→ **DO THIS**: Set down, word for word, only the lines from the start of the records through the line bearing "from matplotlib.lines import Line2D"; include no pictures.
_ _ _
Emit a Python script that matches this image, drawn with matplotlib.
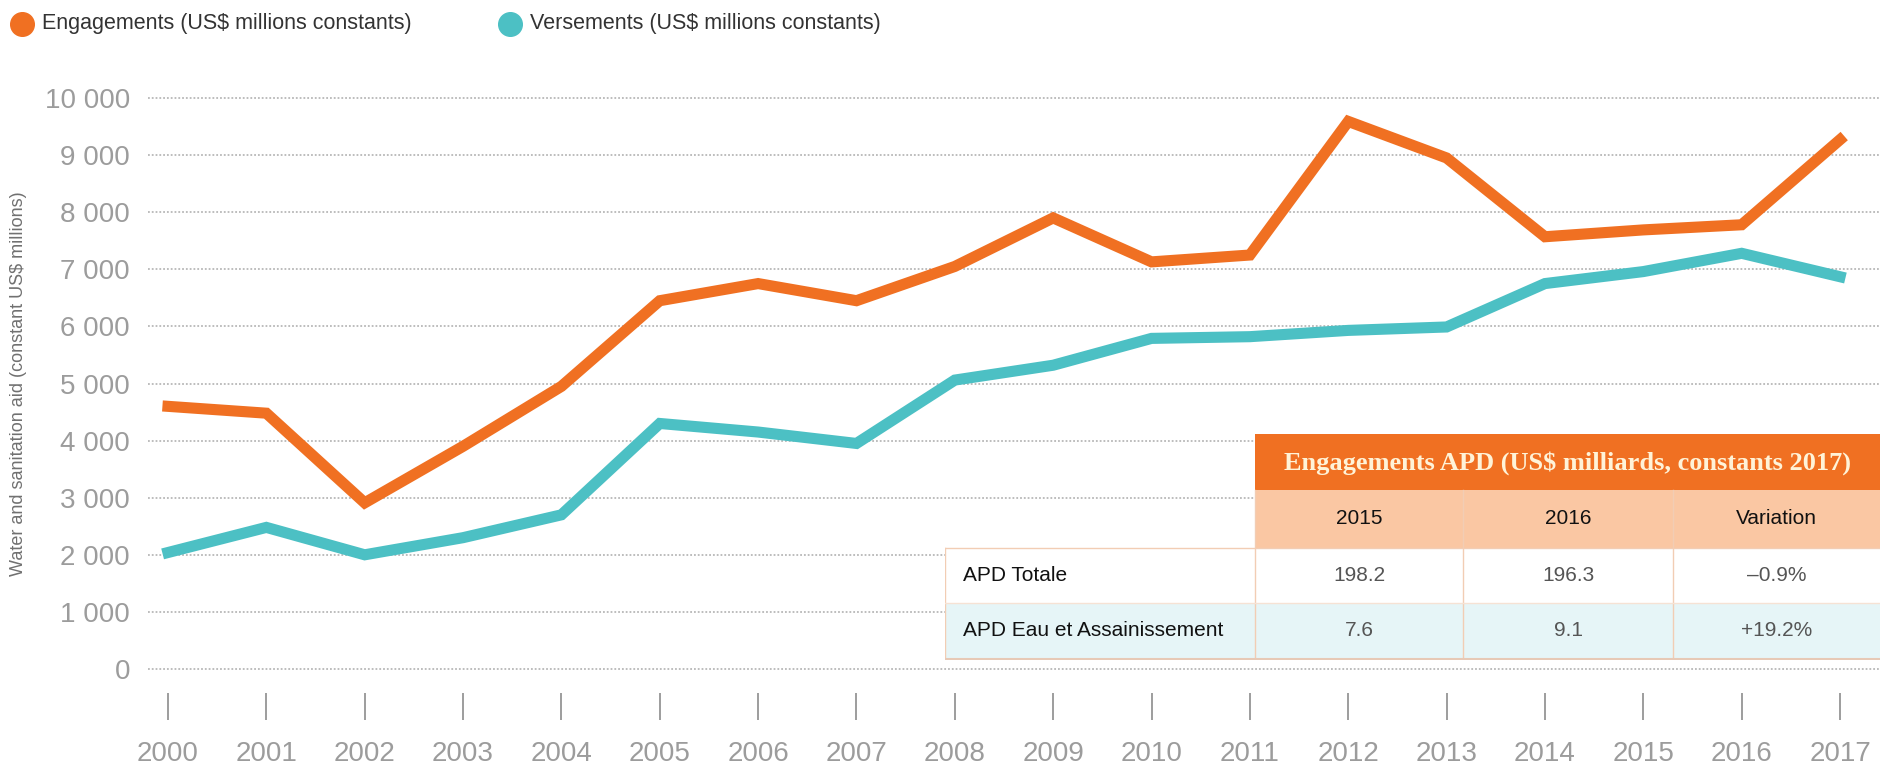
import matplotlib.pyplot as plt
from matplotlib.patches import Rectangle
from matplotlib.lines import Line2D

# data
years = list(range(2000, 2018))
engagements = [4600, 4480, 2910, 3900, 4950, 6450, 6750, 6450, 7050, 7900,
               7130, 7250, 9590, 8950, 7570, 7690, 7780, 9270]
versements = [2040, 2480, 2000, 2300, 2700, 4300, 4150, 3950, 5060, 5320,
              5790, 5820, 5930, 5990, 6750, 6960, 7280, 6870]
y_ticks = [0, 1000, 2000, 3000, 4000, 5000, 6000, 7000, 8000, 9000, 10000]
y_tick_labels = ["0", "1 000", "2 000", "3 000", "4 000", "5 000",
                 "6 000", "7 000", "8 000", "9 000", "10 000"]
series_labels = ["Engagements (US$ millions constants)",
                 "Versements (US$ millions constants)"]
y_label = "Water and sanitation aid (constant US$ millions)"

table_title = "Engagements APD (US$ milliards, constants 2017)"
table_cols = ["2015", "2016", "Variation"]
table_rows = ["APD Totale", "APD Eau et Assainissement"]
table_values = [["198.2", "196.3", "\u20130.9%"],
                ["7.6", "9.1", "+19.2%"]]

ORANGE = "#f07022"
TEAL = "#4cc0c4"
GRAY = "#9c9c9c"
NARROW = ["Liberation Sans Narrow", "Liberation Sans", "DejaVu Sans"]

W, H = 1880, 763
fig = plt.figure(figsize=(W / 100, H / 100), dpi=100)

# main chart, placed in pixel terms
ax = fig.add_axes([148 / W, (H - 669) / H, (W - 148) / W, (669 - 98) / H])
step = 98.4
ax.set_xlim(years[0] - 20 / step, years[-1] + 40 / step)
ax.set_ylim(0, 10000)
for s in ax.spines.values():
    s.set_visible(False)

for v in y_ticks:
    ax.axhline(v, color="#b8b8b8", lw=1.3, ls=(0, (1, 1.1)), zorder=0, clip_on=False)

ax.plot(years, engagements, color=ORANGE, lw=8, solid_joinstyle="miter", zorder=3, clip_on=False)
ax.plot(years, versements, color=TEAL, lw=8, solid_joinstyle="miter", zorder=3, clip_on=False)

ax.set_yticks(y_ticks)
ax.set_yticklabels(y_tick_labels, family=NARROW, fontsize=20, color=GRAY)
ax.tick_params(axis="y", length=0, pad=13)
ax.set_xticks([])

# tick marks and year labels below the plot
ax.vlines(years, -900, -420, color="#8c8c8c", lw=1.2, clip_on=False)
for yr in years:
    ax.text(yr, -1480, str(yr), ha="center", va="center", family=NARROW,
            fontsize=20, color=GRAY, clip_on=False)

fig.text(19 / W, 1 - 384 / H, y_label, rotation=90, ha="center", va="center",
         family=NARROW, fontsize=13, color="#707070")

# legend
for (x0, col), lab in zip([(22, ORANGE), (510, TEAL)], series_labels):
    fig.add_artist(Line2D([x0 / W], [1 - 24 / H], marker="o", ms=17, color=col,
                          transform=fig.transFigure))
    fig.text((x0 + 20) / W, 1 - 24 / H, lab, ha="left", va="center",
             family=NARROW, fontsize=15.5, color="#333333")

# summary table, drawn in pixel coordinates
tab = fig.add_axes([945 / W, (H - 660) / H, (W - 945) / W, (660 - 434) / H])
tab.set_xlim(945, W)
tab.set_ylim(660, 434)
tab.axis("off")

col_edges = [945, 1255, 1463, 1673, W]
row_edges = [434, 490, 548, 603, 659]
border = "#f2cdb4"

tab.add_patch(Rectangle((1255, 434), W - 1255, 56, color=ORANGE, lw=0))
tab.add_patch(Rectangle((1255, 490), W - 1255, 58, color="#fac7a3", lw=0))
tab.add_patch(Rectangle((945, 548), W - 945, 55, color="white", lw=0))
tab.add_patch(Rectangle((945, 603), W - 945, 56, color="#e6f5f7", lw=0))

tab.text((1255 + W) / 2, 463, table_title, ha="center", va="center",
         family=["Liberation Serif", "DejaVu Serif"], weight="bold",
         fontsize=19, color="#fff3d8")

for i, c in enumerate(table_cols):
    cx = (col_edges[i + 1] + col_edges[i + 2]) / 2
    tab.text(cx, 519, c, ha="center", va="center", family=NARROW, fontsize=15, color="#111111")

for r, (rl, vals) in enumerate(zip(table_rows, table_values)):
    cy = (row_edges[r + 2] + row_edges[r + 3]) / 2
    tab.text(963, cy, rl, ha="left", va="center", family=NARROW, fontsize=15, color="#111111")
    for i, v in enumerate(vals):
        cx = (col_edges[i + 1] + col_edges[i + 2]) / 2
        tab.text(cx, cy, v, ha="center", va="center", family=NARROW, fontsize=15, color="#555555")

# cell borders
for x in col_edges[1:-1]:
    tab.plot([x, x], [490, 659], color=border, lw=1)
tab.plot([945, 945], [548, 659], color=border, lw=1)
tab.plot([945, W], [548, 548], color=border, lw=1)
tab.plot([945, W], [603, 603], color="#f6e2d4", lw=1)
tab.plot([945, W], [659, 659], color="#e7c9b6", lw=1.5)

fig.savefig("out.png", dpi=100)
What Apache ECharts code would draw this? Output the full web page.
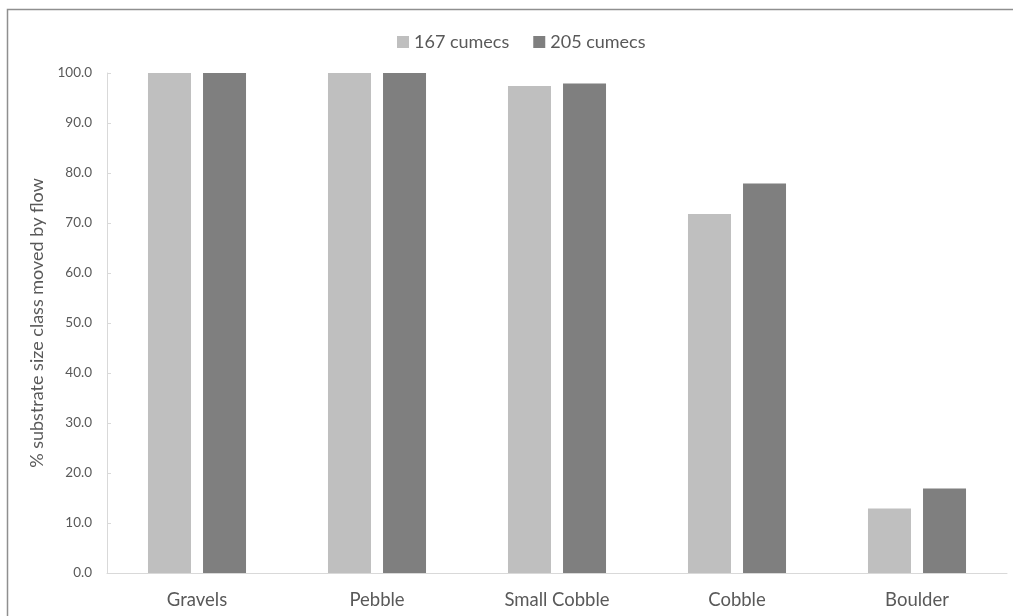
<!DOCTYPE html>
<html>
<head>
<meta charset="utf-8">
<script src="https://cdn.jsdelivr.net/npm/echarts@6/dist/echarts.min.js"></script>
<style>
html,body{margin:0;padding:0;background:#fff;}
#chart{width:1013px;height:616px;}
</style>
</head>
<body>
<div id="chart"></div>
<script>
const categories = ['Gravels', 'Pebble', 'Small Cobble', 'Cobble', 'Boulder'];
const seriesNames = ['167 cumecs', '205 cumecs'];
const values167 = [100.0, 100.0, 97.4, 71.8, 12.9];
const values205 = [100.0, 100.0, 97.9, 77.9, 16.9];
const yTicks = [0, 10, 20, 30, 40, 50, 60, 70, 80, 90, 100];

const FONT = 'Lato, "Open Sans", "Noto Sans", sans-serif';
const chart = echarts.init(document.getElementById('chart'), null, {renderer: 'canvas'});
chart.setOption({
  animation: false,
  backgroundColor: '#ffffff',
  textStyle: {fontFamily: FONT},
  graphic: [{
    type: 'rect',
    shape: {x: 7.5, y: 9.5, width: 1020, height: 620},
    style: {fill: 'none', stroke: '#8f8f8f', lineWidth: 1.5},
    silent: true
  }],
  legend: {
    data: seriesNames,
    top: 28,
    left: 392,
    itemWidth: 12,
    itemHeight: 12,
    itemGap: 24,
    icon: 'rect',
    textStyle: {fontFamily: FONT, fontSize: 18, color: '#595959'}
  },
  grid: {left: 107, right: 6, top: 73, bottom: 43, containLabel: false},
  xAxis: {
    type: 'category',
    data: categories,
    axisLine: {show: true, lineStyle: {color: '#d9d9d9', width: 1}},
    axisTick: {show: false},
    axisLabel: {fontFamily: FONT, fontSize: 18.5, color: '#595959', margin: 18}
  },
  yAxis: {
    type: 'value',
    min: yTicks[0],
    max: yTicks[yTicks.length - 1],
    interval: 10,
    name: '% substrate size class moved by flow',
    nameLocation: 'middle',
    nameGap: 50,
    nameRotate: 90,
    nameTextStyle: {fontFamily: FONT, fontSize: 18, color: '#595959'},
    axisLine: {show: true, lineStyle: {color: '#d9d9d9', width: 1}},
    axisTick: {show: true, inside: true, length: 4, lineStyle: {color: '#d9d9d9'}},
    splitLine: {show: false},
    axisLabel: {
      fontFamily: FONT, fontSize: 13.5, color: '#595959', margin: 15,
      formatter: v => v.toFixed(1)
    }
  },
  series: [
    {
      name: seriesNames[0], type: 'bar', data: values167,
      barWidth: 43, barGap: '28%',
      itemStyle: {color: '#bfbfbf'}
    },
    {
      name: seriesNames[1], type: 'bar', data: values205,
      barWidth: 43, barGap: '28%',
      itemStyle: {color: '#7f7f7f'}
    }
  ]
});
</script>
</body>
</html>
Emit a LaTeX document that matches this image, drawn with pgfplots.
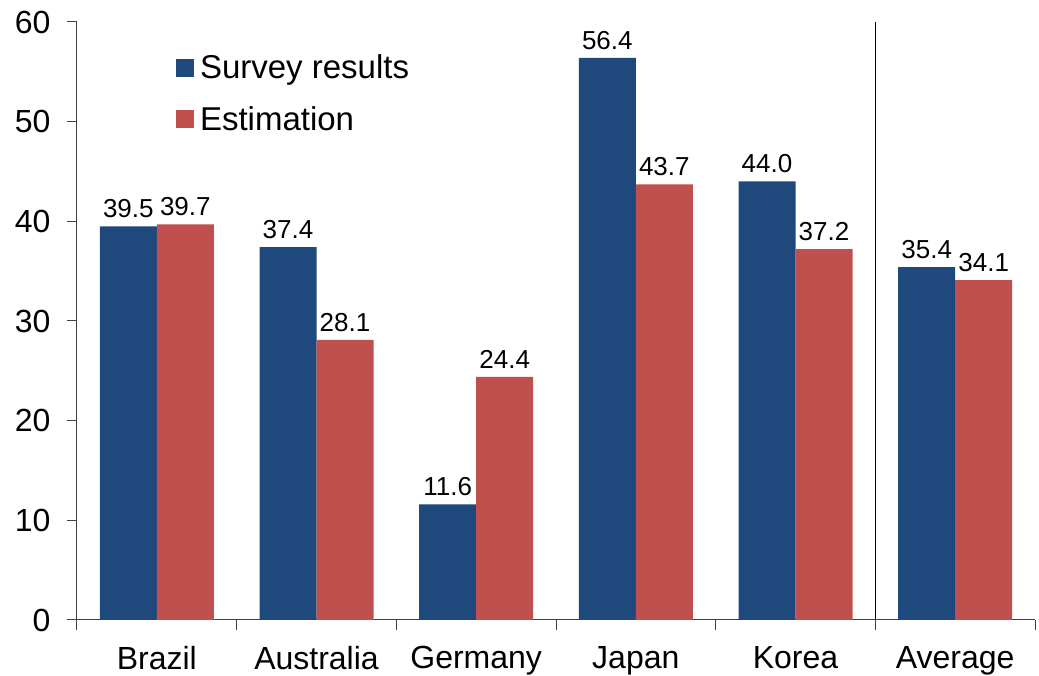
\documentclass[border=0pt]{standalone}
\usepackage{fontspec}
\setmainfont{Liberation Sans}
\usepackage{pgfplots}
\pgfplotsset{compat=1.18}
\definecolor{survey}{HTML}{1F497D}
\definecolor{estim}{HTML}{C0504D}
\definecolor{axisgray}{HTML}{404040}
\begin{document}
\begin{tikzpicture}
\useasboundingbox (-77pt,-56pt) rectangle (962pt,620pt);
\begin{axis}[
  at={(0pt,0pt)}, anchor=south west,
  scale only axis, width=958pt, height=598pt,
  xmin=-0.5, xmax=5.5, ymin=0, ymax=60,
  ybar=0pt, bar width=57pt,
  axis x line*=bottom, axis y line*=left,
  axis line style={axisgray, line width=1pt},
  tick align=outside, major tick length=10pt,
  tick style={axisgray, line width=1pt},
  ytick={0,10,...,60},
  xtick={-0.5,0.5,...,5.5},
  x tick label as interval,
  xticklabels={Brazil,Australia,Germany,Japan,Korea,Average},
  xticklabel style={font=\fontsize{32}{38}\selectfont, yshift=-13pt},
  yticklabel style={font=\fontsize{32}{38}\selectfont, xshift=-13pt},
  /pgf/number format/assume math mode=true,
  nodes near coords,
  nodes near coords style={font=\fontsize{26}{30}\selectfont, anchor=south, yshift=5pt,
    /pgf/number format/fixed, /pgf/number format/fixed zerofill, /pgf/number format/precision=1},
  legend style={at={(0.1,0.952)}, anchor=north west, draw=none, fill=none,
    font=\fontsize{33}{39}\selectfont, row sep=22pt, column sep=4pt},
  legend cell align=left,
  legend image code/.code={\fill[#1] (0pt,-9pt) rectangle (18pt,9pt);},
  clip=false,
]
\addplot[fill=survey, draw=none] coordinates {
  (0,39.5) (1,37.4) (2,11.6) (3,56.4) (4,44.0) (5,35.4)};
\addlegendentry{Survey results}
\addplot[fill=estim, draw=none] coordinates {
  (0,39.7) (1,28.1) (2,24.4) (3,43.7) (4,37.2) (5,34.1)};
\addlegendentry{Estimation}
% separator between the countries and the average
\draw[black, line width=1pt] (axis cs:4.5,0) -- (axis cs:4.5,60);
\end{axis}
\end{tikzpicture}
\end{document}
_ _ _
→ **THE RESULT**:
Emit a Python script that matches this image, drawn with matplotlib.
import matplotlib.pyplot as plt
from matplotlib.patches import Rectangle
from matplotlib.lines import Line2D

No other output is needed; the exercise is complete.